> **Exercise instructions**
Write the data below out exactly as it stands. Do not include the pictures.

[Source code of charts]
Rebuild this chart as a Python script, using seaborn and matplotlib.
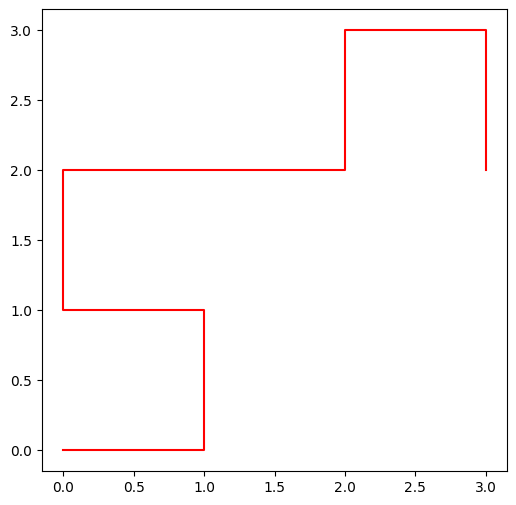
import matplotlib
matplotlib.use("Agg")
import matplotlib.pyplot as plt
import seaborn as sns
import pandas as pd

x_vals = [0, 1, 1, 0, 0, 2, 2, 3, 3]
y_vals = [0, 0, 1, 1, 2, 2, 3, 3, 2]

df = pd.DataFrame({"x": x_vals, "y": y_vals, "order": range(len(x_vals))})

fig = plt.figure(figsize=(5.16, 5.05), dpi=100)
ax = fig.add_axes([42/516, 1-471/505, (507-42)/516, (471-9)/505])
sns.lineplot(data=df, x="x", y="y", sort=False, estimator=None, color="red", ax=ax, linewidth=1.5)
ax.set_xlabel("")
ax.set_ylabel("")
ax.set_xticks([0, 0.5, 1, 1.5, 2, 2.5, 3])
ax.set_yticks([0, 0.5, 1, 1.5, 2, 2.5, 3])
fig.savefig("out.png", dpi=100)
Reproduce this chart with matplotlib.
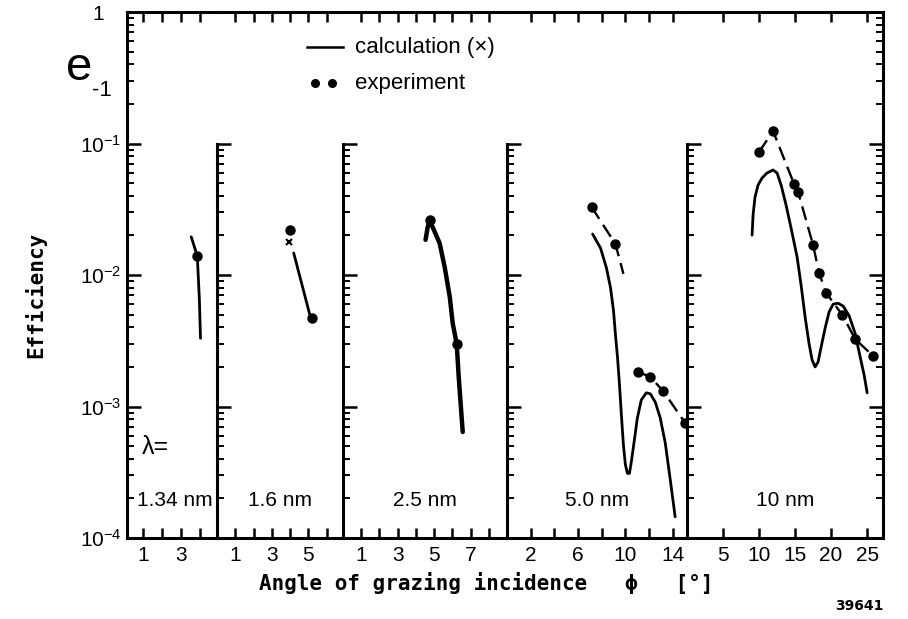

> **Solution below**
Rebuild this chart as a Python script, using seaborn and matplotlib.
import matplotlib
matplotlib.use("Agg")
import matplotlib.pyplot as plt
import seaborn as sns
import pandas as pd

x_vals = [0, 1, 1, 0, 0, 2, 2, 3, 3]
y_vals = [0, 0, 1, 1, 2, 2, 3, 3, 2]

df = pd.DataFrame({"x": x_vals, "y": y_vals, "order": range(len(x_vals))})

fig = plt.figure(figsize=(5.16, 5.05), dpi=100)
ax = fig.add_axes([42/516, 1-471/505, (507-42)/516, (471-9)/505])
sns.lineplot(data=df, x="x", y="y", sort=False, estimator=None, color="red", ax=ax, linewidth=1.5)
ax.set_xlabel("")
ax.set_ylabel("")
ax.set_xticks([0, 0.5, 1, 1.5, 2, 2.5, 3])
ax.set_yticks([0, 0.5, 1, 1.5, 2, 2.5, 3])
fig.savefig("out.png", dpi=100)
Reproduce this chart with matplotlib.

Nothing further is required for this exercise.